Committee members recently toured the building in order to prioritize maintenance needs. They agreed that the glass block wall is the number one problem.
The committee is currently soliciting for proposals from engineering firms to design and oversee the repair of the glass block wall. A preliminary estimate from a structural engineer put the cost between $30,000 and $40,000.
“The immediate concern is safety,” Olson explained. “We have to fix it regardless of any anniversary celebrations.”
Other auditorium maintenance issues noted by the building committee included a weak hardwood floor with boards that bend down when stepped on, water damage from a previous leak in the roof, and cracked ceiling plaster in the balcony area.
Fresh paint is also needed throughout the interior of the building.
The city does not have enough funds to complete all of the additional updates, but grant money may be available if the city hall can get on the National Register of Historic Places.
In the past, the building’s auditorium hosted plays, performances, and dances. Up until about five years ago, Forest Park High School used the space for its annual prom.
Now, use of the auditorium is restricted.

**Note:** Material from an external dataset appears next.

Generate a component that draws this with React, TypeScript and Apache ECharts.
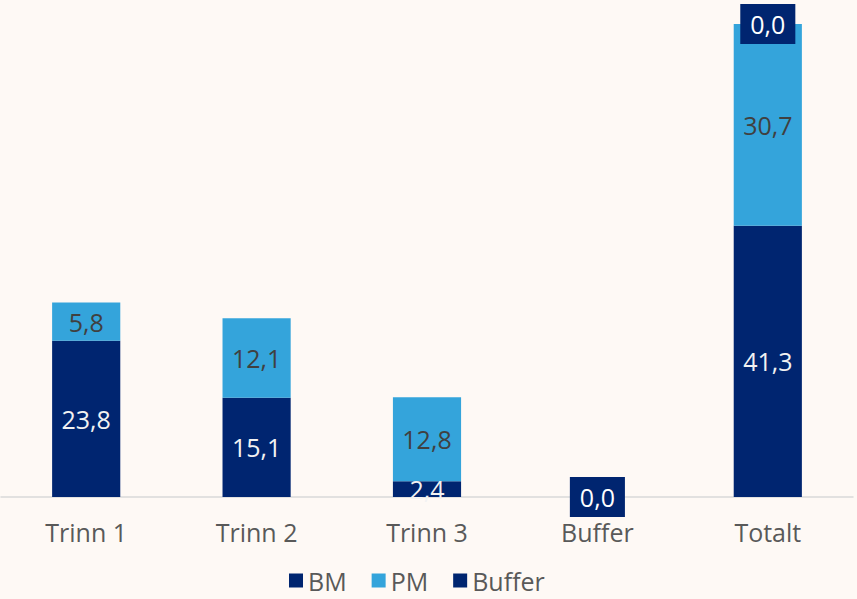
import React, { useEffect, useRef } from "react";
import * as echarts from "echarts";

const categories = ["Trinn 1", "Trinn 2", "Trinn 3", "Buffer", "Totalt"];
const bmValues: (number | null)[] = [23.8, 15.1, 2.4, null, 41.3];
const pmValues: (number | null)[] = [5.8, 12.1, 12.8, null, 30.7];
const bufferValues: (number | null)[] = [null, null, null, 0.0, 0.0];

const NAVY = "#002570";
const LIGHT = "#34A4DB";
const FONT = "'Open Sans', sans-serif";
const FS = 25;

const fmt = (p: any) =>
  p.value === null || p.value === undefined ? "" : Number(p.value).toFixed(1).replace(".", ",");

export default function App() {
  const ref = useRef<HTMLDivElement>(null);
  useEffect(() => {
    document.body.style.margin = "0";
    document.body.style.background = "#FEF9F5";
    const chart = echarts.init(ref.current!, undefined, { renderer: "svg" });
    chart.setOption({
      animation: false,
      backgroundColor: "#FEF9F5",
      textStyle: { fontFamily: FONT },
      grid: { left: 1, right: 4, top: 24, bottom: 102, containLabel: false },
      legend: {
        data: ["BM", "PM", "Buffer"],
        bottom: 1,
        left: 284,
        padding: 5,
        icon: "rect",
        itemWidth: 14,
        itemHeight: 14,
        itemGap: 25,
        textStyle: { color: "#595959", fontSize: FS, fontFamily: FONT, lineHeight: 25 },
      },
      xAxis: {
        type: "category",
        data: categories,
        axisLine: { show: true, lineStyle: { color: "#D9D9D9", width: 1.5 } },
        axisTick: { show: false },
        axisLabel: { color: "#595959", fontSize: FS, margin: 22, fontFamily: FONT },
      },
      yAxis: {
        type: "value",
        min: 0,
        max: 72,
        show: false,
        splitLine: { show: false },
      },
      series: [
        {
          name: "BM",
          type: "bar",
          stack: "total",
          barCategoryGap: "60%",
          data: bmValues,
          itemStyle: { color: NAVY },
          label: {
            show: true,
            position: "inside",
            color: "#F2F2F2",
            fontSize: FS,
            fontFamily: FONT,
            formatter: fmt,
          },
        },
        {
          name: "PM",
          type: "bar",
          stack: "total",
          barCategoryGap: "60%",
          data: pmValues,
          itemStyle: { color: LIGHT },
          label: {
            show: true,
            position: "inside",
            color: "#404040",
            fontSize: FS,
            fontFamily: FONT,
            formatter: fmt,
          },
        },
        {
          name: "Buffer",
          type: "bar",
          stack: "total",
          barCategoryGap: "60%",
          data: bufferValues,
          itemStyle: { color: NAVY },
          label: {
            show: true,
            position: "inside",
            color: "#FFFFFF",
            fontSize: FS,
            fontFamily: FONT,
            backgroundColor: NAVY,
            padding: [7, 10],
            lineHeight: 26,
            formatter: fmt,
          },
        },
      ],
    });
    return () => chart.dispose();
  }, []);
  return (
    <div
      ref={ref}
      style={{ position: "fixed", left: 0, top: 0, width: 857, height: 599 }}
    />
  );
}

The Harbour House museum utilizes some of the space for storage, but no large groups are allowed to come in.
“Do we let it deteriorate or do we do something with it?” Olson asked.
Olson said that the city is also looking at possibly having the city hall included in a larger historic district.
The Crystal View Apartments complex, which is located directly across Superior Avenue from city hall, and the Iron County Courthouse, which is located a few blocks to the west of city hall, are already on the historic register.